Frequently Asked Questions
When should you upgrade from basic monitoring to enterprise features?
The trigger usually isn’t infrastructure size but operational complexity. If you’re managing multiple cloud providers, need custom dashboards for different teams, or require advanced analytics for capacity planning, it’s time to consider premium features. Don’t upgrade based on server count alone – upgrade when your monitoring needs become more sophisticated.
How do you prevent monitoring blind spots during rapid scaling?
Implement monitoring checklists for new deployments and automate monitoring setup as part of your provisioning process. Every new server, service, or application should automatically get baseline monitoring configured. Use infrastructure as code principles to ensure monitoring setup is consistent and repeatable.
What’s the biggest mistake teams make when scaling monitoring?
Trying to retrofit comprehensive monitoring onto existing infrastructure all at once. This creates overwhelming complexity and often fails. Instead, implement scalable monitoring practices incrementally – start with critical systems and expand coverage systematically while refining your processes.

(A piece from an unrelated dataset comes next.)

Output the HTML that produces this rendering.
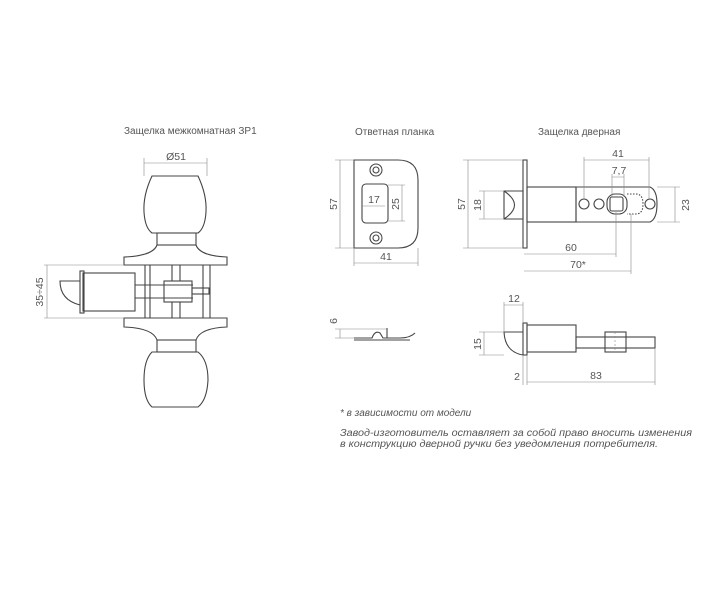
<!DOCTYPE html>
<html><head><meta charset="utf-8"><style>
html,body{margin:0;padding:0;background:#fff;}
svg{display:block}
text{font-family:"Liberation Sans","DejaVu Sans",sans-serif;fill:#555;}
.t{font-size:10px;}
.d{font-size:10.5px;}
</style></head><body>
<svg width="713" height="613" viewBox="0 0 713 613" xmlns="http://www.w3.org/2000/svg">
<g fill="none" stroke="#444" stroke-width="1.1">
<path d="M152,176 H198 Q207,195 206,212 Q205,228 198,233 H152 Q145,228 144,212 Q143,195 152,176 Z"/>
<rect x="157" y="233" width="39" height="12"/>
<path d="M157,245 Q153,256 124,257 V265 H227 V257 Q200,256 196,245"/>
<path d="M124,318 H227 V327 Q200,328 196,340 H157 Q153,328 124,327 Z"/>
<rect x="157" y="340" width="39" height="12"/>
<path d="M152,352 H198 Q208,360 208,380 Q207,400 198,407 H152 Q144,400 144,380 Q144,360 152,352 Z"/>
<path d="M145,265 V318 M150,265 V318 M172,265 V281 M172,302 V318 M180,265 V281 M180,302 V318 M203,265 V318 M210,265 V318"/>
<rect x="83" y="273" width="52" height="38"/>
<rect x="80" y="271" width="4" height="42"/>
<path d="M80,281 H60 Q60,300 80,305"/>
<path d="M135,285 H193 M135,298 H193"/>
<rect x="164" y="281" width="28" height="21"/>
<rect x="192" y="288" width="17" height="6"/>
<path d="M354,160 H398 Q418,160 418,180 V228 Q418,248 398,248 H354 Z"/>
<circle cx="376" cy="170" r="6"/><circle cx="376" cy="170" r="3"/>
<circle cx="376" cy="238" r="6"/><circle cx="376" cy="238" r="3"/>
<rect x="362" y="184" width="26" height="39" rx="4"/>
<path d="M354,338 H372 Q375,330 380,333 L383,338 H400 Q410,338 415,333 M387,328 V338 M354,340 H410"/>
<rect x="523" y="160" width="4" height="88"/>
<path d="M504,191 H523 V219 H504 Z M504,191 Q525,205 504,219"/>
<rect x="527" y="187" width="49" height="35"/>
<path d="M576,187 H650 Q657,190 657,204 Q657,219 650,222 H576 Z"/>
<circle cx="584" cy="204" r="5"/><circle cx="599" cy="204" r="5"/><circle cx="650" cy="204" r="5"/>
<rect x="607" y="194" width="20" height="20" rx="8"/>
<rect x="610" y="197" width="13" height="14" rx="2"/>
<path d="M627,194 H636 Q643,194 643,204 Q643,214 636,214 H627" stroke-dasharray="1.5 1.5"/>
<rect x="523" y="323" width="4" height="32"/>
<path d="M523,332 H504 Q505,352 523,355"/>
<rect x="527" y="325" width="49" height="27"/>
<rect x="576" y="337" width="79" height="11"/>
<rect x="605" y="332" width="21" height="20"/>
</g>
<g stroke="#888" stroke-width="0.6" fill="none">
<path d="M144,163 H207 M144,158 V176 M207,158 V176"/>
<path d="M47,265 V318 M44,265 H123 M44,318 H123"/>
<path d="M340,160 V248 M335,160 H354 M335,248 H354"/>
<path d="M362,206 H385 M402,185 V221 M388,185 H405 M388,221 H405"/>
<path d="M354,263 H418 M354,248 V266 M418,248 V266"/>
<path d="M340,329 V338 M335,329 H387 M335,338 H354"/>
<path d="M468,160 V248 M463,160 H523 M463,248 H523"/>
<path d="M484,191 V219 M479,191 H504 M479,219 H504"/>
<path d="M584,160 H649 M584,157 V199 M649,157 V199"/>
<path d="M612,177 H624 M612,174 V197 M624,174 V197"/>
<path d="M675,187 V222 M657,187 H680 M657,222 H680"/>
<path d="M524,254 H616 M616,212 V257 M524,271 H631 M631,214 V274"/>
<path d="M504,305 H523 M504,302 V332 M523,302 V323"/>
<path d="M484,332 V355 M479,332 H504 M479,355 H504"/>
<path d="M527,382 H655 M655,348 V385 M523,355 V385 M527,355 V385"/>
<path d="M615,332 V352" stroke-dasharray="2 2"/>
</g>
<g class="t">
<text x="124" y="134">Защелка межкомнатная ЗР1</text>
<text x="355" y="135">Ответная планка</text>
<text x="538" y="135">Защелка дверная</text>
</g>
<g class="d" text-anchor="middle">
<text x="176" y="160">Ø51</text>
<text transform="translate(43,292) rotate(-90)">35÷45</text>
<text transform="translate(337,204) rotate(-90)">57</text>
<text x="374" y="203">17</text>
<text transform="translate(399,204) rotate(-90)">25</text>
<text x="386" y="260">41</text>
<text transform="translate(337,321) rotate(-90)">6</text>
<text transform="translate(465,204) rotate(-90)">57</text>
<text transform="translate(481,205) rotate(-90)">18</text>
<text x="618" y="157">41</text>
<text x="619" y="174">7,7</text>
<text transform="translate(689,205) rotate(-90)">23</text>
<text x="571" y="251">60</text>
<text x="578" y="268">70*</text>
<text x="514" y="302">12</text>
<text transform="translate(481,344) rotate(-90)">15</text>
<text x="517" y="380">2</text>
<text x="596" y="379">83</text>
</g>
<g style="font-style:italic;font-size:10px">
<text x="340" y="416">* в зависимости от модели</text>
<text x="340" y="436" textLength="352" lengthAdjust="spacingAndGlyphs">Завод-изготовитель оставляет за собой право вносить изменения</text>
<text x="340" y="447" textLength="318" lengthAdjust="spacingAndGlyphs">в конструкцию дверной ручки без уведомления потребителя.</text>
</g>
</svg>
</body></html>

Building for Tomorrow’s Growth
Successful monitoring scalability requires thinking beyond current needs while avoiding over-engineering for hypothetical future requirements. Focus on building consistent processes and choosing flexible tools that can grow with your infrastructure.
The most scalable monitoring setups share common characteristics: standardized configurations, automated deployment processes, intelligent alerting, and clear escalation procedures. These foundations allow teams to add new infrastructure quickly without compromising monitoring effectiveness or creating operational bottlenecks.
Remember that scaling monitoring isn’t just about handling more systems – it’s about maintaining visibility and control as complexity increases. The goal is reaching a point where adding new infrastructure feels routine rather than risky, because your monitoring scales seamlessly alongside your growing environment.